Records with drawing code:

----------

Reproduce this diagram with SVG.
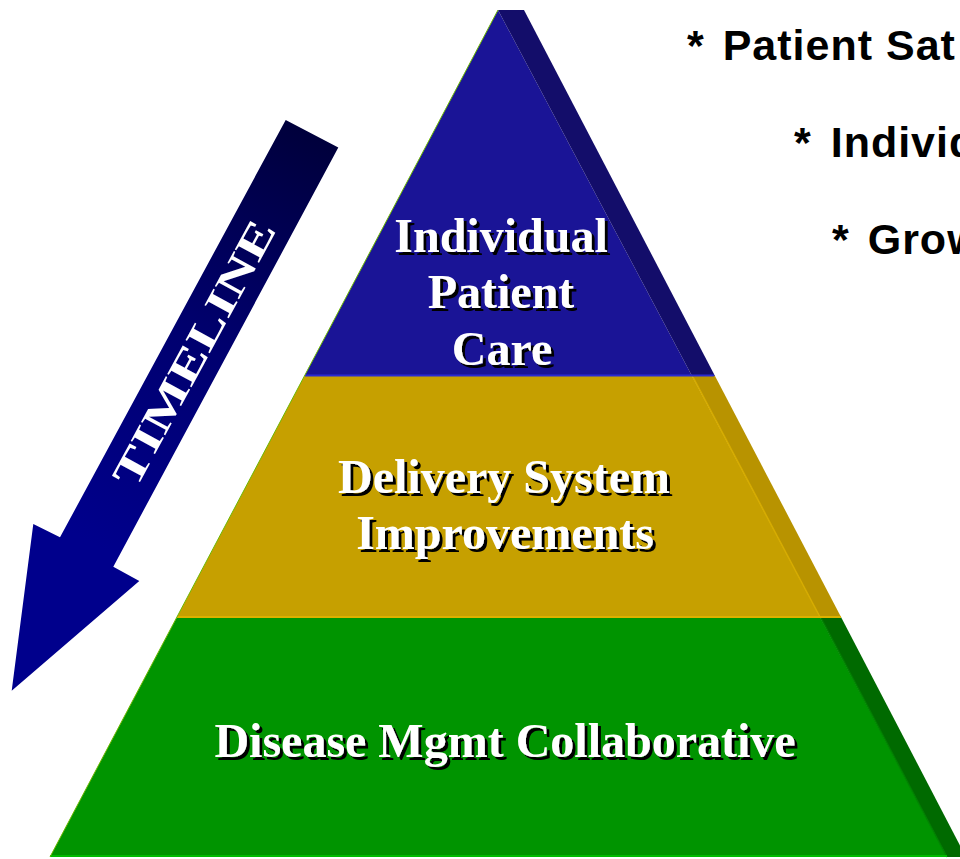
<svg xmlns="http://www.w3.org/2000/svg" width="960" height="859" viewBox="0 0 960 859">
  <defs>
    <linearGradient id="arrowGrad" gradientUnits="userSpaceOnUse" x1="312" y1="125" x2="95" y2="545">
      <stop offset="0" stop-color="#00003a"/>
      <stop offset="0.5" stop-color="#00006e"/>
      <stop offset="1" stop-color="#00008c"/>
    </linearGradient>
    <filter id="shadow" x="-10%" y="-20%" width="130%" height="150%">
      <feDropShadow dx="3" dy="3" stdDeviation="0" flood-color="#000000" flood-opacity="1"/>
    </filter>
    <style>
      .tier { font-family: "Liberation Serif", "Times New Roman", serif; font-weight: bold; font-size: 48px; fill: #ffffff; text-anchor: middle; filter: url(#shadow); }
      .note { font-family: "Liberation Sans", Arial, sans-serif; font-weight: bold; font-size: 43px; fill: #000000; letter-spacing: 1px; }
      .timeline { font-family: "Liberation Serif", "Times New Roman", serif; font-weight: bold; font-size: 42px; fill: #ffffff; text-anchor: middle; }
    </style>
  </defs>
  <rect x="0" y="0" width="960" height="859" fill="#ffffff"/>

  <g id="tier-disease">
    <polygon points="177,617 820,617 947,857 50,857" fill="#009400"/>
    <polygon points="820,617 841,617 966,857 947,857" fill="#006a00"/>
    <line x1="821" y1="618" x2="947" y2="857" stroke="#008200" stroke-width="1.5"/>
    <line x1="50" y1="856" x2="947" y2="856" stroke="#00bb00" stroke-width="2"/>
    <text class="tier" x="505" y="757">Disease Mgmt Collaborative</text>
  </g>

  <g id="tier-delivery">
    <polygon points="304.4,376 692,376 820,617 177,617" fill="#c6a000"/>
    <polygon points="692,376 715,376 841,617 820,617" fill="#b89300"/>
    <line x1="693" y1="377" x2="820" y2="617" stroke="#d6ac00" stroke-width="1.5"/>
    <line x1="177" y1="617" x2="841" y2="617" stroke="#dcb000" stroke-width="2"/>
    <text class="tier" x="504" y="493">Delivery System</text>
    <text class="tier" x="505" y="549">Improvements</text>
  </g>

  <g id="tier-individual">
    <polygon points="498,10 692,376 304.4,376" fill="#1a1496"/>
    <polygon points="498,10 524,10 715,376 692,376" fill="#130d6a"/>
    <line x1="305" y1="375.5" x2="714" y2="375.5" stroke="#2a2ad2" stroke-width="2"/>
    <text class="tier" x="501" y="252">Individual</text>
    <text class="tier" x="501" y="308">Patient</text>
    <text class="tier" x="502" y="365">Care</text>
  </g>

  <line id="left-edge" x1="498" y1="10" x2="50" y2="857" stroke="#6cb800" stroke-width="1"/>

  <g id="timeline">
    <polygon points="285.7,120 338.3,147.6 113.3,566.7 139.3,581 11.7,690.7 33.3,524 60,537.3" fill="url(#arrowGrad)"/>
    <text class="timeline" transform="translate(194,353) rotate(-61.5)" x="0" y="14" textLength="296" lengthAdjust="spacingAndGlyphs">TIMELINE</text>
  </g>

  <g id="notes">
    <text class="note" x="687" y="60">*<tspan dx="5"> Patient Sat</tspan></text>
    <text class="note" x="794" y="157">*<tspan dx="6"> Individ</tspan></text>
    <text class="note" x="832" y="254">*<tspan dx="5"> Grow</tspan></text>
  </g>
</svg>
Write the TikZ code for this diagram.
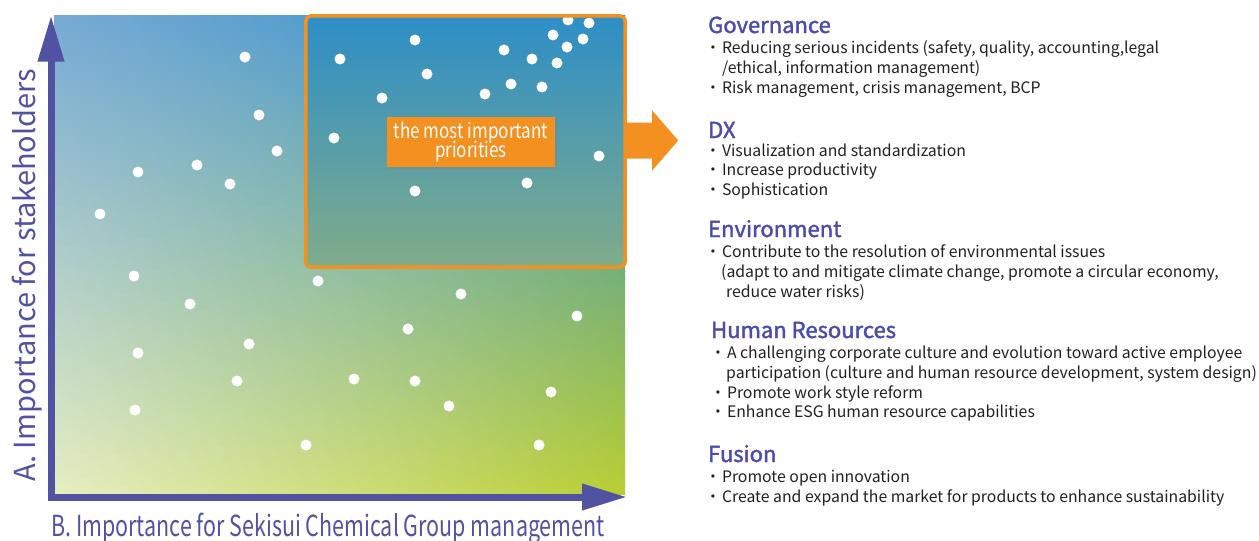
\documentclass[tikz,border=0pt]{standalone}
\usepackage{fontspec}
\setmainfont{Noto Sans CJK JP}
\newfontfamily\headfont[FakeBold=1.8]{Noto Sans CJK JP}
\newfontfamily\narrowfont[FakeStretch=0.74]{Noto Sans CJK JP}
\newfontfamily\priofont[FakeStretch=0.81]{Noto Sans CJK JP}
\usetikzlibrary{positioning,arrows.meta,shadows}

\definecolor{axisblue}{RGB}{82,82,163}
\definecolor{headblue}{RGB}{76,76,170}
\definecolor{prioorange}{RGB}{243,144,32}
\definecolor{bodygray}{RGB}{35,31,32}
\definecolor{tlblue}{RGB}{118,170,212}
\definecolor{trblue}{RGB}{42,141,200}
\definecolor{blcream}{RGB}{230,238,194}
\definecolor{brgreen}{RGB}{184,206,50}
\definecolor{coretop}{RGB}{45,142,199}
\definecolor{corebottom}{RGB}{128,172,138}

\newcommand{\bul}{\strut・\kern1pt}

\begin{document}
\begin{tikzpicture}[x=1pt,y=-1pt,
dot/.style={circle,fill=white,inner sep=0pt,minimum size=11pt},
head/.style={font=\headfont\fontsize{22}{24}\selectfont,
  text=headblue,inner sep=0pt,anchor=base west},
items/.style={font=\fontsize{15.8}{19.6}\selectfont,
  text=bodygray,align=left,inner sep=0pt},
axis/.style={draw=axisblue,line width=7pt},
axislabel/.style={text=axisblue,inner sep=0pt,anchor=base}
]
\useasboundingbox (0,0) rectangle (1259,541);

% materiality plot, blended row by row
\foreach \k in {0,...,59} {
  \pgfmathsetmacro\p{100-100*(\k+0.5)/60}
  \fill [left color=tlblue!\p!blcream,right color=trblue!\p!brgreen]
    (54,{15.5+\k*7.975}) rectangle (625,{15.5+\k*7.975+8.3});
}

\node (core) [minimum width=319pt,minimum height=251pt,inner sep=0pt,
  rounded corners=6pt,top color=coretop,bottom color=corebottom] at (465.5,141.5) {};

\foreach \px/\py [count=\i] in {245/57,340/59,415/40,427/74,382/98,485/94,504/50,
  532/59,553/35,568/20,589/23,567/47,583/39,557/63,511/84,542/87,259/115,334/138,
  277/151,197/165,138/172,230/184,100/214,415/191,527/183,599/156,134/276,318/281,
  190/304,461/294,408/329,577/316,138/353,249/344,237/381,354/379,415/381,449/406,
  551/392,135/410,306/445,539/445}
  \node (d\i) [dot] at (\px,\py) {};

\draw [prioorange,line width=3.5pt,rounded corners=6pt] (core.north west) rectangle (core.south east);

\node (prio) [fill=prioorange,text=white,minimum width=168pt,minimum height=50pt,
  align=center,font=\priofont\fontsize{21}{20}\selectfont,
  drop shadow={opacity=0.35,shadow xshift=1.5pt,shadow yshift=-1.5pt}] at (471,142)
  {the most important\\[-3pt]priorities};

\fill [prioorange] (core.east) ++(0,-19) -- ++(27,0) -- ++(0,-12) -- ++(26,30)
  -- ++(-26,30) -- ++(0,-12) -- ++(-27,0) -- cycle;

% axes
\coordinate (origin) at (51,497);
\coordinate (ytip) at (51,15.5);
\coordinate (xtip) at (627,497);
\draw [axis,{Triangle[length=46pt,width=25pt]}-{Triangle[length=45pt,width=25pt]}]
  (ytip) -- (origin) -- (xtip);

\node (ylab) [axislabel,rotate=90,font=\fontsize{29}{30}\selectfont] at (35,275)
  {A. Importance for stakeholders};
\node (xlab) [axislabel,font=\narrowfont\fontsize{29}{30}\selectfont] at (328,536)
  {B. Importance for Sekisui Chemical Group management};

% themes
\node (gov) [head] at (708,33) {Governance};
\node (govtxt) [items,below=6.5pt of gov.south west,anchor=north west,xshift=-3pt]
  {\bul Reducing serious incidents (safety, quality, accounting,legal\\
  \hspace{17pt}/ethical, information management)\\
  \bul Risk management, crisis management, BCP};

\node (dx) [head] at (708,138) {DX};
\node (dxtxt) [items,below=4pt of dx.south west,anchor=north west,xshift=-3pt]
  {\bul Visualization and standardization\\
  \bul Increase productivity\\
  \bul Sophistication};

\node (env) [head] at (708,237) {Environment};
\node (envtxt) [items,below=6.5pt of env.south west,anchor=north west,xshift=-3pt]
  {\bul Contribute to the resolution of environmental issues\\
  \hspace{16pt}(adapt to and mitigate climate change, promote a circular economy,\\
  \hspace{21pt}reduce water risks)\strut};

\node (hr) [head] at (711,338) {Human Resources};
\node (hrtxt) [items,below=6.5pt of hr.south west,anchor=north west,xshift=-1pt]
  {\bul A challenging corporate culture and evolution toward active employee\\
  \hspace{16pt}participation (culture and human resource development, system design)\\
  \bul Promote work style reform\\
  \bul Enhance ESG human resource capabilities};

\node (fus) [head] at (708,462) {Fusion};
\node (fustxt) [items,below=6.5pt of fus.south west,anchor=north west,xshift=-3pt]
  {\bul Promote open innovation\\
  \bul Create and expand the market for products to enhance sustainability};

\end{tikzpicture}
\end{document}
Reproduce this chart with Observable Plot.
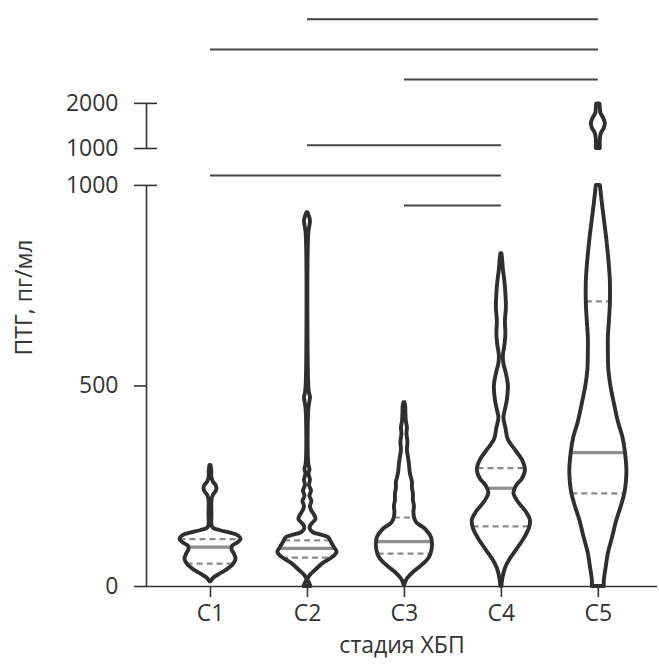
<!DOCTYPE html>
<html>
<head>
<meta charset="utf-8">
<script src="https://cdn.jsdelivr.net/npm/d3@7"></script>
<script src="https://cdn.jsdelivr.net/npm/@observablehq/plot@0.6"></script>
<style>
  body { margin: 0; background: #fff; }
  #chart svg { display: block; }
</style>
</head>
<body>
<div id="chart"></div>
<script>
// Stages of chronic kidney disease and PTH (pg/ml) distributions per stage
const stages = ["C1", "C2", "C3", "C4", "C5"];
const yTitle = "ПТГ, пг/мл";
const xTitle = "стадия ХБП";

// Violin profiles: [PTH value, relative density]
const violinC1 = [[12,0.5],[20,3],[30,9],[42,17],[55,23],[68,25.5],[80,24],[92,21.5],[100,22],[110,28],[118,30.5],[126,28],[133,20],[139,10],[145,3],[152,1.5],[180,1.5],[215,1.5],[228,3],[236,5.5],[244,6.5],[252,5.5],[260,3],[270,1.5],[290,1.2],[302,0.5]];
const violinC2 = [[0,3.5],[8,2],[18,0.5],[28,3],[40,8],[57,15.5],[72,25],[85,29.5],[97,27],[110,24],[122,21],[128,14],[134,6],[142,3],[150,3],[158,5.5],[167,8.5],[178,7],[190,4],[200,3],[212,4.5],[225,2.5],[238,4],[252,2],[265,3],[280,1.5],[292,2.5],[305,1.3],[440,1.3],[462,2.5],[472,3],[482,2],[500,1.3],[880,1.3],[900,2.5],[912,3],[922,2],[932,0.5]];
const violinC3 = [[4,0.5],[12,1.5],[22,4],[35,9],[47,15],[60,21],[72,25],[90,27.5],[107,28],[122,27],[140,22],[150,17],[157,13],[165,11],[172,10],[185,9.5],[200,10],[214,9],[230,9],[245,8],[260,8],[275,6.5],[290,5.5],[305,5],[322,4],[340,3],[360,3.5],[380,2.5],[395,3],[410,2],[430,1.5],[450,1.2],[458,0.5]];
const violinC4 = [[0,0.5],[20,1.5],[45,4],[65,8],[90,15],[120,23],[145,28],[165,29],[185,25],[210,17],[232,12.5],[250,15],[268,21],[290,24],[315,21],[340,14],[365,7],[395,4.5],[420,2.5],[440,4],[465,6],[500,7],[530,5],[555,2.5],[575,2],[600,3.5],[630,4.5],[660,4],[695,5],[730,4.5],[760,3.5],[790,2],[815,1.2],[830,0.5]];
const violinC5 = [[0,6],[15,6],[50,8],[82,10],[120,14],[165,18.5],[200,23],[232,26.5],[260,28],[290,28.5],[335,27],[372,24.5],[410,20],[456,16],[500,12.5],[539,10.5],[580,10],[621,10],[660,11],[705,12],[760,12],[800,11],[840,9.5],[875,8],[915,6],[955,4],[1000,2]];
const violinC5Upper = [[1000,2],[1200,2],[1330,3],[1450,6],[1556,7],[1680,5],[1780,2.5],[1900,2],[1990,1.5]];

// Quartiles and medians per stage
const q1 = [57, 72, 82, 150, 232];
const medians = [98, 95, 112, 245, 334];
const q3 = [118, 115, 172, 295, 711];

// Broken y axis: lower segment 0–1000, compressed upper segment 1000–2000
const yTicksLower = [0, 500, 1000];
const yTicksUpper = [1000, 2000];

// Pairwise comparisons (brackets), bottom to top within each group
const comparisons = [["C3","C4"],["C1","C4"],["C2","C4"],["C3","C5"],["C1","C5"],["C2","C5"]];

// ---- layout helpers ----
const BREAK = 1000, GAP = 92, UPPER_SCALE = 0.1125;
const disp = (v, upper) => upper ? BREAK + GAP + (v - BREAK) * UPPER_SCALE : v;
const xi = s => stages.indexOf(s) + 1;
const xMin = 0.34, xMax = 5.61, yTop = 1461;

const profiles = [
  ["C1", false, violinC1], ["C2", false, violinC2], ["C3", false, violinC3],
  ["C4", false, violinC4], ["C5", false, violinC5], ["C5", true, violinC5Upper]
];
const violinRows = profiles.flatMap(([stage, upper, pts]) =>
  pts.map(([v, d]) => ({stage, upper, v, d})));
const dMax = d3.max(violinRows, r => r.d);
const maxHalf = 0.315;
const half = d => d / dMax * maxHalf;

function densityAt(pts, v) {
  for (let i = 1; i < pts.length; i++) {
    const [v0, d0] = pts[i - 1], [v1, d1] = pts[i];
    if (v >= v0 && v <= v1) return d0 + (d1 - d0) * (v - v0) / (v1 - v0);
  }
  return 0;
}
const lowerProfiles = {C1: violinC1, C2: violinC2, C3: violinC3, C4: violinC4, C5: violinC5};
const statRows = (vals) => stages.map((s, i) => ({stage: s, v: vals[i], d: densityAt(lowerProfiles[s], vals[i])}));
const quartileRows = [...statRows(q1), ...statRows(q3)];
const medianRows = statRows(medians);

const bracketBase = {C4: 950, C5: 1264}, bracketStep = 75;
const groupCount = {};
const bracketRows = comparisons.map(([a, b]) => {
  const k = groupCount[b] = (groupCount[b] ?? -1) + 1;
  return {a, b, y: bracketBase[b] + k * bracketStep};
});

const tickRows = [
  ...yTicksLower.map(v => ({v, upper: false})),
  ...yTicksUpper.map(v => ({v, upper: true}))
];
const segRows = [
  {from: d3.min(yTicksLower), to: d3.max(yTicksLower), upper: false},
  {from: d3.min(yTicksUpper), to: d3.max(yTicksUpper), upper: true}
];
const capRows = segRows.flatMap(s => [{v: s.from, upper: s.upper}, {v: s.to, upper: s.upper}]).filter(r => r.v !== 0);

const violinOpts = {
  y: r => disp(r.v, r.upper),
  x1: r => xi(r.stage) - half(r.d),
  x2: r => xi(r.stage) + half(r.d),
  z: r => r.stage + (r.upper ? "u" : "l"),
  curve: "catmull-rom"
};
const statOpts = {
  y: r => r.v,
  x1: r => xi(r.stage) - half(r.d),
  x2: r => xi(r.stage) + half(r.d)
};

const chart = Plot.plot({
  width: 659,
  height: 664,
  marginLeft: 146,
  marginRight: 2,
  marginTop: 0,
  marginBottom: 78,
  x: {domain: [xMin, xMax]},
  y: {domain: [0, yTop], axis: null},
  style: {fontFamily: "'Open Sans', sans-serif", fontSize: "23px", color: "#333", background: "white"},
  marks: [
    // significance brackets
    Plot.ruleY(bracketRows, {y: "y", x1: r => xi(r.a), x2: r => xi(r.b), stroke: "#454545", strokeWidth: 2}),
    // violin bodies
    Plot.areaX(violinRows, {...violinOpts, fill: "white"}),
    Plot.ruleY(quartileRows, {...statOpts, stroke: "#8a8a8a", strokeWidth: 2.2, strokeDasharray: "6,4"}),
    Plot.ruleY(medianRows, {...statOpts, stroke: "#8f8f8f", strokeWidth: 3.2}),
    Plot.areaX(violinRows, {...violinOpts, fill: "none", stroke: "#2f2f2f", strokeWidth: 3.9, strokeLinejoin: "round"}),
    // x axis line
    Plot.ruleY([0], {stroke: "#333", strokeWidth: 1.6}),
    // broken y axis
    Plot.ruleX(segRows, {x: xMin, y1: s => disp(s.from, s.upper), y2: s => disp(s.to, s.upper), stroke: "#333", strokeWidth: 1.6}),
    Plot.ruleY(tickRows, {y: r => disp(r.v, r.upper), x1: xMin, x2: xMin, insetLeft: -12, stroke: "#333", strokeWidth: 1.6}),
    Plot.ruleY(capRows, {y: r => disp(r.v, r.upper), x1: xMin, x2: xMin, insetRight: -11, stroke: "#333", strokeWidth: 1.6}),
    Plot.text(tickRows, {y: r => disp(r.v, r.upper), x: xMin, text: r => String(r.v), textAnchor: "end", dx: -28, fontSize: 23, fill: "#333"}),
    Plot.axisX({ticks: stages.map(xi), tickFormat: i => stages[i - 1], tickSize: 11, tickPadding: 7, fontSize: 23, label: null, stroke: "#333", strokeWidth: 1.6}),
    // axis titles
    Plot.text([xTitle], {frameAnchor: "bottom", lineAnchor: "middle", dy: 59, fontSize: 23, fill: "#333"}),
    Plot.text([yTitle], {frameAnchor: "left", lineAnchor: "middle", rotate: -90, dx: -122, dy: 62, fontSize: 23, fill: "#333"})
  ]
});
document.getElementById("chart").appendChild(chart);
</script>
</body>
</html>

----------

Repeat exactly the lines above, from the line that contains "Write the TikZ code for this diagram." down through the line that contains "(0,0) rectangle (1259,541);". Include both of those lines and none of the pictures.

Solution:
Write the TikZ code for this diagram.
\documentclass[tikz,border=0pt]{standalone}
\usepackage{fontspec}
\setmainfont{Noto Sans CJK JP}
\newfontfamily\headfont[FakeBold=1.8]{Noto Sans CJK JP}
\newfontfamily\narrowfont[FakeStretch=0.74]{Noto Sans CJK JP}
\newfontfamily\priofont[FakeStretch=0.81]{Noto Sans CJK JP}
\usetikzlibrary{positioning,arrows.meta,shadows}

\definecolor{axisblue}{RGB}{82,82,163}
\definecolor{headblue}{RGB}{76,76,170}
\definecolor{prioorange}{RGB}{243,144,32}
\definecolor{bodygray}{RGB}{35,31,32}
\definecolor{tlblue}{RGB}{118,170,212}
\definecolor{trblue}{RGB}{42,141,200}
\definecolor{blcream}{RGB}{230,238,194}
\definecolor{brgreen}{RGB}{184,206,50}
\definecolor{coretop}{RGB}{45,142,199}
\definecolor{corebottom}{RGB}{128,172,138}

\newcommand{\bul}{\strut・\kern1pt}

\begin{document}
\begin{tikzpicture}[x=1pt,y=-1pt,
dot/.style={circle,fill=white,inner sep=0pt,minimum size=11pt},
head/.style={font=\headfont\fontsize{22}{24}\selectfont,
  text=headblue,inner sep=0pt,anchor=base west},
items/.style={font=\fontsize{15.8}{19.6}\selectfont,
  text=bodygray,align=left,inner sep=0pt},
axis/.style={draw=axisblue,line width=7pt},
axislabel/.style={text=axisblue,inner sep=0pt,anchor=base}
]
\useasboundingbox (0,0) rectangle (1259,541);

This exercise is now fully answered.